Under the assumption that given the same timestamp, the timestamp part should be the same and the version and variant as well. Main thing was the order of bytes for the timestamp part was a bit off. Easy fix though. Version is correct. Variant is weird. Feels like I'm looking at Schrodingers Cat. Run the test normally as release. Passes every time. Run in Debug and it fails.

Any thoughts on going with the standard .Net 9 implementation as default but have an option to enable the intra-millisecond functionality?

While you can write tests like Can_use_sequential_GUID_end_to_end_async and have the above scenario with adding the 10 invoice lines, but outside of that and being somewhat pedantic about the order, is there much real world expectation (or wish) that efcore.pg produces perfectly sequential guid's that align with the order that it was created

Timovzl commented 1 month ago

@roji I'm looking into creating a PR.

The main challenge seems to be that there is a ton of repetition. NpgsqlModelBuilderExtensions, NpgsqlPropertyExtensions, NpgsqlModelExtensions, NpgsqlAnnotationNames, and NpgsqlPropertyBuilderExtensions all need to be changed. Moreover, unrelated methods like UseSerialColumns explicitly disable specific pieces of competing functionality:

property.SetHiLoSequenceName(null);
property.SetHiLoSequenceSchema(null);

All such places need to account for the existence of the new option, since there no abstraction was used to disable everything before enabling the intended thing. This will take some time, and require careful review. :wink:

ChrisJollyAU commented 1 month ago

@Timovzl Just pushed an update to my PR on EFCore.Jet which fixes the timestamp byte order

If you use the Next function in the equentialGuidEndToEndTest that is the one without the counter for intra-millisecond perfectly sequential Guid aka equivalent to the .Net 9 version.

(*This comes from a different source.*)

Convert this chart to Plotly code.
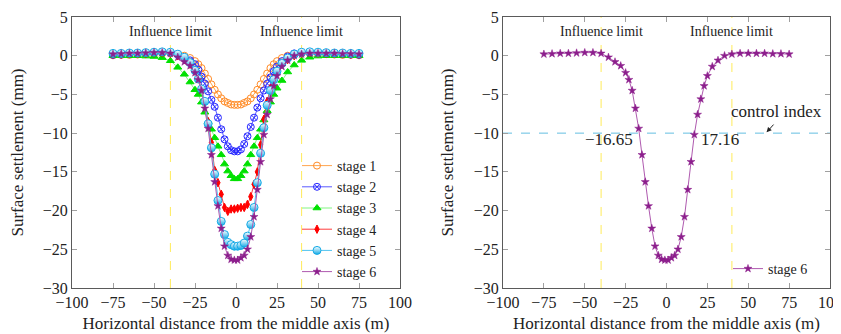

Test above it passes. Worked out what was going on with the variant. The .Version property reads it as a 4 bit value and doesn't mask out the "don't care" bits. See table at https://datatracker.ietf.org/doc/html/rfc9562#variant_field . In the end it was only differeing in the "don't care" bits

Sounds like you have some other stuff disabled for Guids. All I was going to do was basically the same as EFCore.Jet: Add the new sequential guid value generator and pdate the FindForType in NpgsqlValueGeneratorSelector to use the new generator

roji commented 1 month ago

All such places need to account for the existence of the new option [...]

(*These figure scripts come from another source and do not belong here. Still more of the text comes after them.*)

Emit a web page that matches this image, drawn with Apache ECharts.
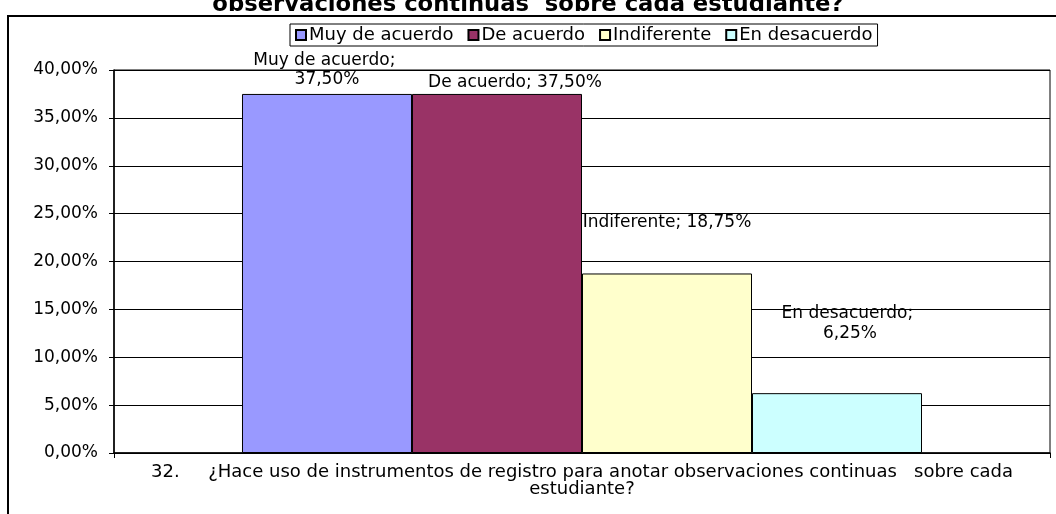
<!DOCTYPE html>
<html>
<head>
<meta charset="utf-8">
<script src="https://cdn.jsdelivr.net/npm/echarts@6/dist/echarts.min.js"></script>
<style>
html,body{margin:0;padding:0;background:#fff;}
#chart{width:1056px;height:514px;}
</style>
</head>
<body>
<div id="chart"></div>
<script>
var titleText = 'observaciones continuas  sobre cada estudiante?';
var categories = ['32.     ¿Hace uso de instrumentos de registro para anotar observaciones continuas   sobre cada\nestudiante?'];
var seriesNames = ['Muy de acuerdo', 'De acuerdo', 'Indiferente', 'En desacuerdo'];
var seriesValues = [37.5, 37.5, 18.75, 6.25];
var yTicks = { min: 0, max: 40, interval: 5 };

var colors = ['#9999FF', '#993366', '#FFFFCC', '#CCFFFF'];
var labelOffsets = [[0, -5], [18, -2], [0, -41], [13, -50]];
var labelWidths = [150, 200, 200, 140];
var FONT = 'DejaVu Sans';

function pct(v) { return v.toFixed(2).replace('.', ',') + '%'; }

var series = seriesNames.map(function (name, i) {
  return {
    name: name,
    type: 'bar',
    data: [seriesValues[i]],
    barGap: '0%',
    barCategoryGap: '27.35%',
    itemStyle: { color: colors[i], borderColor: '#000', borderWidth: 1 },
    label: {
      show: true,
      position: 'top',
      distance: 0,
      offset: labelOffsets[i],
      width: labelWidths[i],
      overflow: 'break',
      align: 'center',
      lineHeight: i === 3 ? 20 : 19,
      color: '#000',
      fontFamily: FONT,
      fontSize: 17,
      formatter: function (p) { return p.seriesName + '; ' + pct(p.value); }
    }
  };
});

var chart = echarts.init(document.getElementById('chart'), null, { renderer: 'canvas' });
chart.setOption({
  animation: false,
  backgroundColor: '#fff',
  title: {
    text: titleText,
    left: 'center',
    top: -6,
    padding: 0,
    textStyle: { fontFamily: FONT, fontSize: 22.7, fontWeight: 'bold', color: '#000' }
  },
  graphic: [{
    type: 'rect',
    silent: true,
    z: -1,
    shape: { x: 8, y: 16, width: 1100, height: 600 },
    style: { fill: 'none', stroke: '#000', lineWidth: 2 }
  }],
  legend: {
    top: 24,
    left: 290,
    orient: 'horizontal',
    icon: 'rect',
    itemWidth: 10,
    itemHeight: 10,
    itemGap: 14,
    padding: [2, 5],
    borderColor: '#000',
    borderWidth: 1,
    textStyle: { fontFamily: FONT, fontSize: 18, color: '#000', padding: [0, 0, 0, -2] },
    data: seriesNames
  },
  grid: { left: 114, right: 6, top: 70, bottom: 61, show: true, borderColor: '#000', borderWidth: 1, backgroundColor: 'transparent' },
  xAxis: {
    type: 'category',
    data: categories,
    axisLine: { lineStyle: { color: '#000', width: 1.5 } },
    axisTick: { show: true, length: 5, lineStyle: { color: '#000' } },
    axisLabel: { color: '#000', fontFamily: FONT, fontSize: 18, lineHeight: 17, margin: 11, interval: 0 }
  },
  yAxis: {
    type: 'value',
    min: yTicks.min,
    max: yTicks.max,
    interval: yTicks.interval,
    axisLine: { show: true, lineStyle: { color: '#000', width: 1.5 } },
    axisTick: { show: true, length: 5, lineStyle: { color: '#000' } },
    splitLine: { show: true, lineStyle: { color: '#000', width: 1 } },
    axisLabel: { color: '#000', fontFamily: FONT, fontSize: 17, margin: 16, formatter: function (v) { return pct(v); } }
  },
  series: series
});
</script>
</body>
</html>
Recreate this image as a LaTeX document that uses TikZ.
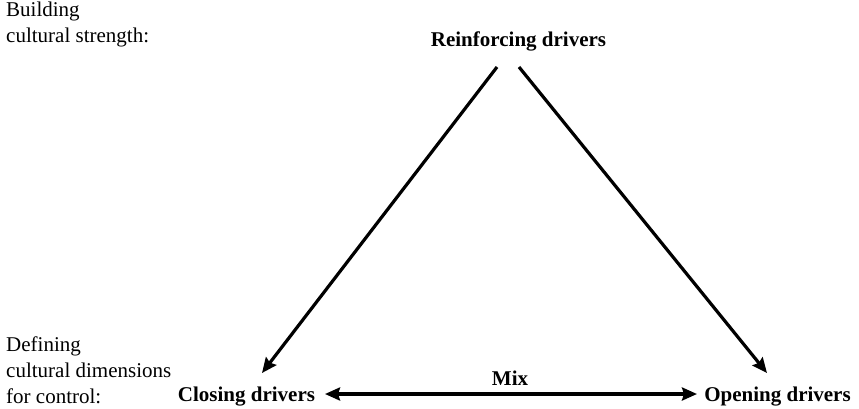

I think you may be going in the wrong direction here. Take a look at the SQL Server provider: it uses SequentialGuidValueGenerator by default (which generates SQL Server-specific sequential GUIDs, not UUIDv7) - is there any reason not to do the same, and add a Uuid7ValueGenerator which would be used by default? Otherwise what design do you have in mind, what kind of option?

ChrisJollyAU commented 1 month ago

@roji That's the same as where I was going. See the PR just created

Timovzl commented 1 month ago

@roji Ahh, you simply wanted to replace the default. Yeah, that's a lot easier. 😆

@ChrisJollyAU, let's swap notes. I did a pure copy of the .NET 9 code, with a minimal change where I reinterpret the Guid as a custom GuidDoppleganger struct in order to be able to reach the private fields. Needing the struct is mildly convoluted, but it virtually keeps us from having to change/rewrite the method, staying close to the source material instead. Interesting trade-off.

Gotta go now. Will share code next Monday.

roji commented 1 month ago

Thanks - @Timovzl can you please take a look at #3249?